What’s being done to improve sustainability?

If you’re like me, reading all these alarming facts fills you with a vague sense of dread and, maybe, guilt. However, there are ways to reduce your carbon footprint while traveling, such as taking more direct flights and visiting transit-friendly destinations. And no, they won’t offset the huge carbon impact of deciding to fly in the first place.

Yet, it’s unreasonable to depend on consumers to change their habits. Vehicle fuel consumption won’t become sustainable because everyone decides to stop driving — it will happen because regulations and technological innovation (such as electric vehicles) make sustainable options easy for consumers.

Just as the automotive industry needed a kick from Tesla to start taking electric vehicles seriously, something must happen in aviation to catalyze a similar change.
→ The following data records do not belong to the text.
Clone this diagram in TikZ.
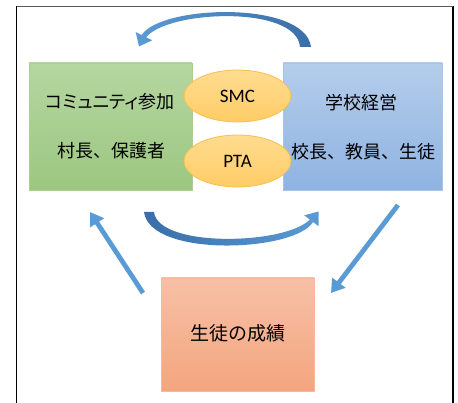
\documentclass[tikz,border=0pt]{standalone}
\usepackage{fontspec}
\newfontfamily\jp{Noto Sans CJK JP}
\newfontfamily\jpp[RawFeature=+palt]{Noto Sans CJK JP}
\newfontfamily\lat{Carlito}
\usetikzlibrary{arrows.meta,shapes.geometric}
\definecolor{arrowblue}{HTML}{5B9BD5}
\definecolor{darkblue}{HTML}{3A6EA8}
\definecolor{grtop}{HTML}{B5D6A1}
\definecolor{grbot}{HTML}{9CC780}
\definecolor{grline}{HTML}{A9CF93}
\definecolor{bltop}{HTML}{B4CDEB}
\definecolor{blbot}{HTML}{8FB3E1}
\definecolor{blline}{HTML}{A6C3E8}
\definecolor{ortop}{HTML}{F7C0A6}
\definecolor{orbot}{HTML}{F4A57E}
\definecolor{orline}{HTML}{F6B89A}
\definecolor{eltop}{HTML}{FFDC90}
\definecolor{elbot}{HTML}{FFCC66}
\definecolor{elline}{HTML}{F6C050}
\tikzset{
  box/.style={draw, line width=0.8pt, minimum width=#1, inner sep=0pt, outer sep=0pt},
  oval/.style={ellipse, draw=elline, line width=0.8pt, top color=eltop, bottom color=elbot,
    minimum width=107pt, minimum height=52pt, inner sep=0pt, font=\lat\fontsize{19}{21}\selectfont},
  jtext/.style={font=\jp\fontsize{18}{20}\selectfont, inner sep=0pt},
  straightarrow/.style={draw=arrowblue, line width=4.8pt, -{Triangle[width=16pt,length=13pt]}}
}
\begin{document}
\begin{tikzpicture}[x=1pt,y=-1pt]
\useasboundingbox (0,0) rectangle (458,403);
\clip (0,0) rectangle (458,403);
% frame
\draw[line width=1.3pt, black] (16.5,420) -- (16.5,6.5);
\draw[line width=1.3pt, black] (453,420) -- (453,6.5);
\draw[line width=1.3pt, black!65] (16.5,6.5) -- (453,6.5);
% boxes
\node[box=163pt, minimum height=127pt, draw=grline, top color=grtop, bottom color=grbot] (comm) at (110.5,126.5) {};
\node[box=159pt, minimum height=127pt, draw=blline, top color=bltop, bottom color=blbot] (school) at (362.5,126.5) {};
\node[box=153pt, minimum height=113pt, draw=orline, top color=ortop, bottom color=orbot] (result) at (238,334.5) {};
% texts
\node[jtext, font=\jpp\fontsize{18}{20}\selectfont] (commA) at (110,102) {コミュニティ参加};
\node[jtext] (commB) at (111,151) {村長、保護者};
\node[jtext] (schA) at (361,103) {学校経営};
\node[jtext] (schB) at (363,152) {校長、教員、生徒};
\node[jtext, font=\jp\fontsize{19}{21}\selectfont] (resT) at (238,333) {生徒の成績};
% ellipses
\node[oval] (smc) at (237.5,96) {SMC};
\node[oval] (pta) at (237.5,161) {PTA};
% top curved arrow
\shade[left color=arrowblue, right color=darkblue]
  (311,47) .. controls (305,0) and (160,5) .. (141.7,35.1)
  -- (135.7,32.1) -- (139,46.5) -- (152.1,40.3) -- (146.1,37.3)
  .. controls (168,10) and (297,5) .. (300,47) -- cycle;
% bottom curved arrow
\shade[left color=darkblue, right color=arrowblue]
  (144,212) .. controls (150,258) and (295,252) .. (313,222)
  -- (318.6,226.2) -- (318.5,211.5) -- (304.2,215.4) -- (309.8,219.6)
  .. controls (285,245) and (158,248) .. (154,212) -- cycle;
% straight arrows
\coordinate (la) at (143,293);
\coordinate (lb) at (90,212);
\coordinate (ra) at (398,205);
\coordinate (rb) at (331,293);
\draw[straightarrow] (la) -- (lb);
\draw[straightarrow] (ra) -- (rb);
\end{tikzpicture}
\end{document}
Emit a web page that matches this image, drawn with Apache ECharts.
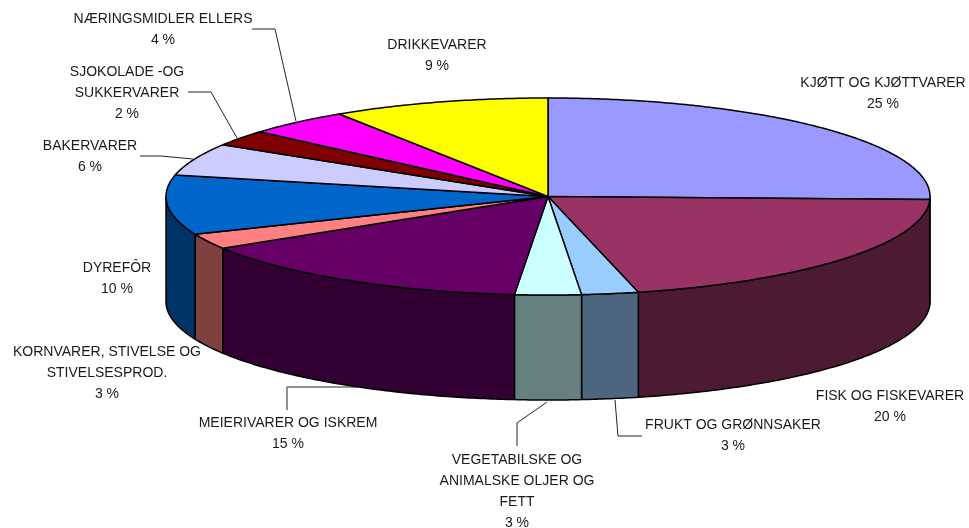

Many U.S. airlines have made ambitious pledges to improve sustainability through fleet improvements, SAFs and carbon offsets. Yet pledges are one thing, and actually sacrificing short-term profit to reduce emissions is another.

For example, many advocates suggest that first- and business-class travel generates far more per-passenger emissions than economy fares. In fact, according to an analysis by IBA, an aviation consulting firm, the two U.S. airlines with the lowest emissions per passenger are Frontier and Spirit — partly because they pack passengers in so tightly.

In other words, Delta and Alaska could easily slash their emissions by eliminating their first-class cabins. But I’m not holding my breath.

Until passengers get serious about holding airlines accountable for their climate pledges, or until federal regulations begin forcing them to, the aviation industry will remain an emissions laggard.